How should the United States respond to this predicament? By doubling down on democracy, argue the authors. “America’s grand strategy should be refocused on initiating a new phase of liberal internationalism that renews and deepens democracy globally, prevents democratic backsliding, and strengthens and consolidates bonds among democratic states,” write Deudney and Ikenberry.

Five goals should be at the forefront of U.S. policy:

  • increasing equality of opportunity throughout the democratic world;
  • assuming responsibility for global problems at home;
  • building new international institutions to manage interdependence smartly;
  • reconfiguring rights and responsibilities between rising and established powers; and
  • building the democratic community through efforts at mutual understanding.

Unlike traditional democracy promotion efforts, a grand strategy of democratic internationalism would focus more on the “pull” than the “push” of the democratic example, combined with a willingness to “push back” when necessary on the actions of illiberal states like China and Russia.
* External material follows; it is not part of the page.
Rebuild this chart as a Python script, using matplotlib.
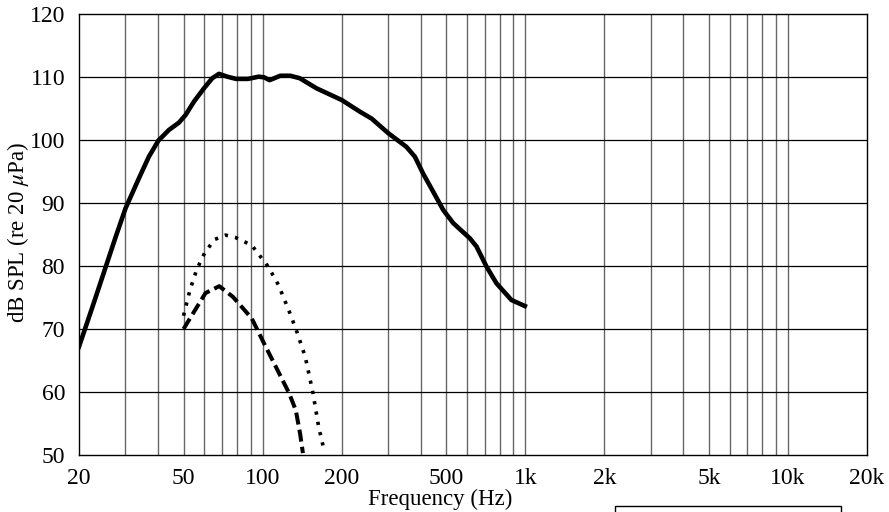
import matplotlib
matplotlib.use("Agg")
import matplotlib.pyplot as plt
from matplotlib.patches import Rectangle

plt.rcParams['font.family'] = ['Liberation Serif', 'DejaVu Serif']
plt.rcParams['mathtext.fontset'] = 'stix'

# main response (solid)
f_main = [20, 22.5, 25.3, 27.6, 30.1, 33.8, 36.9, 40.1, 44.0, 48.0, 50.9, 54.8,
          59.8, 64.3, 68.2, 73.4, 79.2, 88.0, 96.6, 101.3, 106.3, 116.8, 127.5,
          138.6, 160.5, 200, 234.6, 260, 300.6, 353, 380, 408, 446, 487, 532,
          615, 652, 712, 777, 886, 996]
db_main = [67.2, 73.5, 79.9, 84.65, 89.2, 93.9, 97.35, 99.9, 101.6, 102.75, 103.97, 106.1,
           108.2, 109.8, 110.5, 110.05, 109.7, 109.7, 110.05, 109.95, 109.5, 110.2, 110.2,
           109.8, 108.2, 106.35, 104.5, 103.4, 101.1, 98.9, 97.35, 94.7, 91.8, 88.9, 86.8,
           84.4, 83.1, 79.9, 77.25, 74.6, 73.65]

# dotted curve
f_dot = [50, 52.9, 56.1, 60.2, 65.6, 72.3, 78.6, 90.9, 105, 114.9, 127.1, 134.9,
         145.3, 155.6, 163.4, 170.9]
db_dot = [72.1, 76.2, 79.4, 82.1, 84.2, 84.9, 84.55, 83.3, 79.9, 77.0, 72.5, 69.6,
          65.6, 59.8, 54.5, 51.0]

# dashed curve
f_dash = [50, 54.4, 60.6, 68.4, 77.1, 90.9, 101.3, 113.9, 126.2, 133.8, 138.9, 142.4]
db_dash = [70.0, 72.5, 75.7, 76.8, 75.1, 71.7, 67.7, 63.5, 59.8, 57.1, 53.4, 50.3]

xticks = [20, 50, 100, 200, 500, 1000, 2000, 5000, 10000, 20000]
xtick_labels = ['20', '50', '100', '200', '500', '1k', '2k', '5k', '10k', '20k']
yticks = [50, 60, 70, 80, 90, 100, 110, 120]

fig = plt.figure(figsize=(8.89, 5.12), dpi=100)
ax = fig.add_axes([79 / 889, 1 - 455 / 512, 788 / 889, 441 / 512])
ax.set_xscale('log')
ax.set_xlim(20, 20000)
ax.set_ylim(50, 120)

# grid: vertical lines at 1..9 x decade, horizontal every 10 dB
vlines = [m * 10 ** d for d in range(1, 5) for m in range(1, 10)]
vlines = [v for v in vlines if 20 < v < 20000]
for v in vlines:
    ax.axvline(v, color='0.4', lw=1.0, zorder=1)
for y in yticks[1:-1]:
    ax.axhline(y, color='black', lw=0.9, zorder=1)

ax.plot(f_main, db_main, color='black', lw=3.3, solid_joinstyle='round', zorder=3)
ax.plot(f_dot, db_dot, color='black', lw=2.6, linestyle=(0, (0.9, 2.0)), zorder=3)
ax.plot(f_dash, db_dash, color='black', lw=2.9, linestyle=(0, (3.0, 1.3)), zorder=3)

ax.set_xticks(xticks)
ax.set_xticklabels(xtick_labels)
ax.xaxis.set_minor_locator(matplotlib.ticker.NullLocator())
ax.set_yticks(yticks)
ax.tick_params(length=0, labelsize=17, pad=9, colors='black')
ax.tick_params(axis='y', pad=10)
for s in ax.spines.values():
    s.set_linewidth(1.0)
    s.set_color('black')

ax.set_ylabel(r'dB SPL (re 20 $\mu$Pa)', fontsize=16.5)
ax.yaxis.set_label_coords(-0.061, 0.505)
fig.text(440 / 889, 1 - 499 / 512, 'Frequency (Hz)', fontsize=16.5,
         ha='center', va='center')

# empty (clipped) legend box
fig.patches.append(Rectangle((615 / 889, -0.05), 226 / 889, 0.05 + 6 / 512,
                             transform=fig.transFigure, fill=False,
                             edgecolor='black', lw=1.0))

fig.savefig('out.png', dpi=100)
Within the democratic community, it would require the United States to show greater toleration for domestic diversity among its partners, particularly from the global South, if it wishes to share the burdens of global leadership. Finally, it would require the United States to drop longstanding blinders imposed by American exceptionalism­­—particularly the notion that the U.S. national experience presents the best—even only—model for humanity.

“Democratic Internationalism” offers a sweeping, big-picture description of how the United States has led—and how it might lead in the future. Like any provocation, the piece raises more questions than it can possibly answer. Readers of a conservative bent will doubtless chafe at the authors’ selective mining of the U.S. historical record—and their progressive spin on American exceptionalism. Others may wonder how the authors’ domestic prescriptions—such as “restoring and modernizing the New Deal social contract within the United States”—will play in the Republican-controlled House or the thirty-two governors’ mansions occupied by the GOP after the 2012 elections. Finally, realists may scratch their heads and ask, does it really make sense to place such weight on cooperation among democracies, when we live in a G2 world? All good questions, stimulated by a good read.